Breakdown recovery for work vehicles and commercial fleets
For trades, transport operators and regional businesses, a breakdown is rarely just a transport issue. It can affect bookings, site access, staff movement and customer commitments. A vehicle off the road may also carry tools, stock or equipment that need secure handling during recovery.
Commercial jobs often need more than a basic tow. The destination may be a workshop, depot, job site or storage yard. Access hours may matter. The load may need to stay with the vehicle, or it may need separate transport. In some cases, the immediate job is roadside recovery, but the real requirement is continuity - getting the vehicle removed, the site cleared and the asset repositioned with minimal delay.
This is where a no-fuss operator is valuable. Businesses do not want long explanations or uncertainty. They want to know the provider can attend, recover safely and move the vehicle or asset where it needs to go.
When heavy recovery capability makes the difference
Not every breakdown involves a standard vehicle. Queensland roads see plenty of utes towing trailers, machinery moving between sites, containers being shifted and commercial freight travelling long distances. When one of those jobs goes wrong, the response needs to match the load.
A provider with both tow trucks and prime movers can cover more ground in these situations. That capability matters when the job involves oversized items, damaged plant, transport equipment or freight that still needs to be moved after the initial incident. It is also useful when a roadside problem becomes a larger logistics issue.
There is no one-size-fits-all recovery method. A light vehicle crash in suburban traffic and a machinery transport issue on a regional route require different planning, different equipment and different risk controls.

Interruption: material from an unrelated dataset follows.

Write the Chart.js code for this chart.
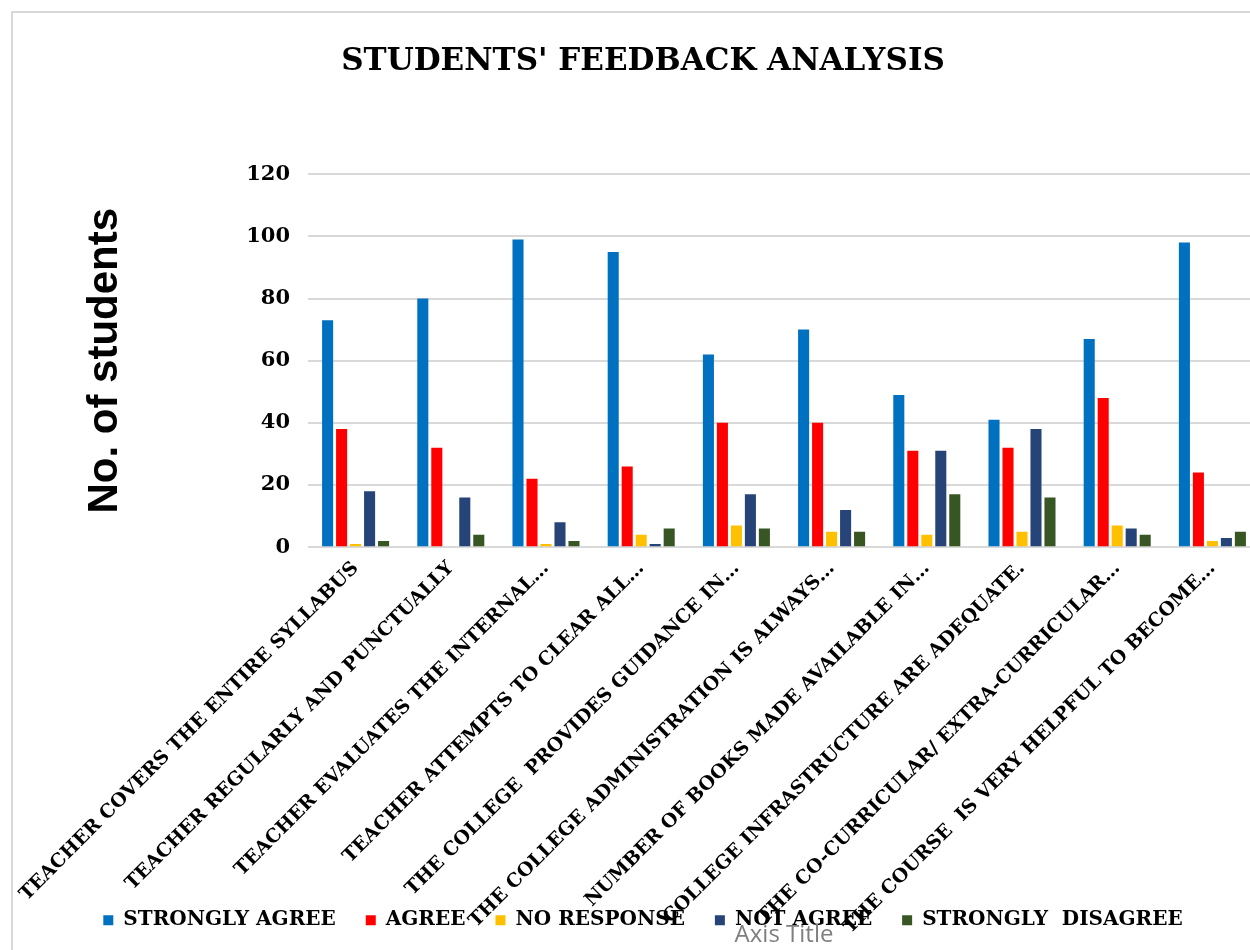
<!doctype html>
<html lang="en">
<head>
<meta charset="utf-8" />
<title>Students' Feedback Analysis</title>
<script src="https://cdn.jsdelivr.net/npm/chart.js@4.4.4/dist/chart.umd.min.js"></script>
<style>
  html, body { margin: 0; padding: 0; background: #fff; width: 1250px; height: 950px; overflow: hidden; }
  #frame { position: absolute; left: 11px; top: 11px; width: 1300px; height: 1000px; border: 2px solid #d9d9d9; }
  #wrap { position: absolute; left: 0; top: 0; width: 1286px; height: 950px; }
</style>
</head>
<body>
<div id="frame"></div>
<div id="wrap"><canvas id="chart"></canvas></div>
<script>
const categories = [
  "TEACHER COVERS THE ENTIRE SYLLABUS",
  "TEACHER REGULARLY AND PUNCTUALLY",
  "TEACHER EVALUATES THE INTERNAL…",
  "TEACHER ATTEMPTS TO CLEAR ALL…",
  "THE COLLEGE  PROVIDES GUIDANCE IN…",
  "THE COLLEGE ADMINISTRATION IS ALWAYS…",
  "NUMBER OF BOOKS MADE AVAILABLE IN…",
  "COLLEGE INFRASTRUCTURE ARE ADEQUATE.",
  "THE CO-CURRICULAR/ EXTRA-CURRICULAR…",
  "THE COURSE  IS VERY HELPFUL TO BECOME…",
];
const stronglyAgree = [73, 80, 99, 95, 62, 70, 49, 41, 67, 98];
const agree = [38, 32, 22, 26, 40, 40, 31, 32, 48, 24];
const noResponse = [1, 0, 1, 4, 7, 5, 4, 5, 7, 2];
const notAgree = [18, 16, 8, 1, 17, 12, 31, 38, 6, 3];
const stronglyDisagree = [2, 4, 2, 6, 6, 5, 17, 16, 4, 5];
const yTicks = [0, 20, 40, 60, 80, 100, 120];

const seriesNames = ["STRONGLY AGREE", "AGREE", "NO RESPONSE", "NOT AGREE", "STRONGLY  DISAGREE"];
const seriesData = [stronglyAgree, agree, noResponse, notAgree, stronglyDisagree];
const colors = ["#0070c0", "#ff0000", "#ffc000", "#264478", "#375623"];

const serif = "'DejaVu Serif', 'Liberation Serif', serif";

// the rotated category labels run down into the legend band, as in the original;
// stretch the x scale's clip box to the canvas bottom so they are not cut off
const unclipLabels = {
  id: "unclipLabels",
  afterLayout(chart) {
    chart.scales.x.bottom = chart.height;
  },
};

new Chart(document.getElementById("chart"), {
  type: "bar",
  data: {
    labels: categories,
    datasets: seriesNames.map((name, i) => ({
      label: name,
      data: seriesData[i],
      backgroundColor: colors[i],
      borderWidth: 0,
      categoryPercentage: 0.735,
      barPercentage: 0.79,
    })),
  },
  plugins: [unclipLabels],
  options: {
    responsive: true,
    maintainAspectRatio: false,
    animation: false,
    layout: { padding: 0 },
    scales: {
      x: {
        grid: { display: false, drawTicks: false },
        border: { display: false },
        ticks: {
          autoSkip: false,
          minRotation: 45,
          maxRotation: 45,
          padding: 10,
          color: "#000",
          font: { family: serif, size: 19, weight: "bold" },
        },
        afterFit: (scale) => {
          scale.height = 333;
          scale.paddingLeft = 0;
          scale.paddingRight = 0;
        },
      },
      y: {
        min: 0,
        max: 120,
        afterBuildTicks: (scale) => { scale.ticks = yTicks.map((v) => ({ value: v })); },
        grid: { color: "#d9d9d9", lineWidth: 2, drawTicks: false },
        border: { display: false },
        ticks: {
          padding: 18,
          color: "#000",
          font: { family: serif, size: 21, weight: "bold" },
        },
        title: {
          display: true,
          text: "No. of students",
          color: "#000",
          padding: { top: 80, bottom: 0 },
          font: { family: "'Liberation Sans', Arial, sans-serif", size: 42, weight: "bold" },
        },
        afterFit: (scale) => { scale.width = 308; },
      },
      // empty spacer on the right so the plot ends where the original's does
      // while the title and legend stay centred on the whole frame
      spacer: {
        type: "linear",
        position: "right",
        grid: { display: false, drawTicks: false },
        border: { display: false },
        ticks: { display: false },
        afterFit: (scale) => { scale.width = 26; },
      },
    },
    plugins: {
      title: {
        display: true,
        text: "STUDENTS' FEEDBACK ANALYSIS",
        color: "#000",
        padding: { top: 43, bottom: 94 },
        font: { family: serif, size: 31, weight: "bold" },
      },
      subtitle: {
        display: true,
        position: "bottom",
        fullSize: false,
        text: "Axis Title",
        color: "#7f7f7f",
        padding: { top: -19, bottom: 0 },
        font: { family: "'Open Sans', sans-serif", size: 24, weight: "normal" },
      },
      legend: {
        position: "bottom",
        labels: {
          boxWidth: 10,
          boxHeight: 10,
          padding: 30,
          color: "#000",
          font: { family: serif, size: 20, weight: "bold" },
        },
      },
      tooltip: { enabled: false },
    },
  },
});
</script>
</body>
</html>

The common factor is readiness. The operator needs to be able to assess quickly and act without guesswork.
Choosing the right breakdown and accident recovery service
If you only need a tow once every few years, it is easy to assume all providers offer the same thing. They do not. Availability, fleet size, service area and load capability vary a lot.
For private drivers, the essentials are straightforward - 24/7 response, clear communication, professional handling and a service area that actually covers where you travel. For businesses, it usually goes further. You may need one operator who can manage urgent towing, planned vehicle transport, machinery moves and general freight as jobs change.
It also helps to choose a provider that works across local, regional and interstate routes. A vehicle breakdown does not always happen close to home, and commercial transport jobs do not stop at town limits. One capable operator is easier to deal with than piecing together separate services for each stage.
In North Queensland, that practical approach matters. Distances are longer, conditions can change quickly and after-hours options are not always equal. Elite 24hr Towing is built around that reality - ready for urgent roadside jobs and equipped for larger transport tasks when the work goes beyond a standard tow.
The best recovery service is not the one with the loudest promise. It is the one that turns up prepared, handles the job safely and gets you moving again with as little disruption as possible. When your vehicle, machinery or freight is off the road, that is what counts.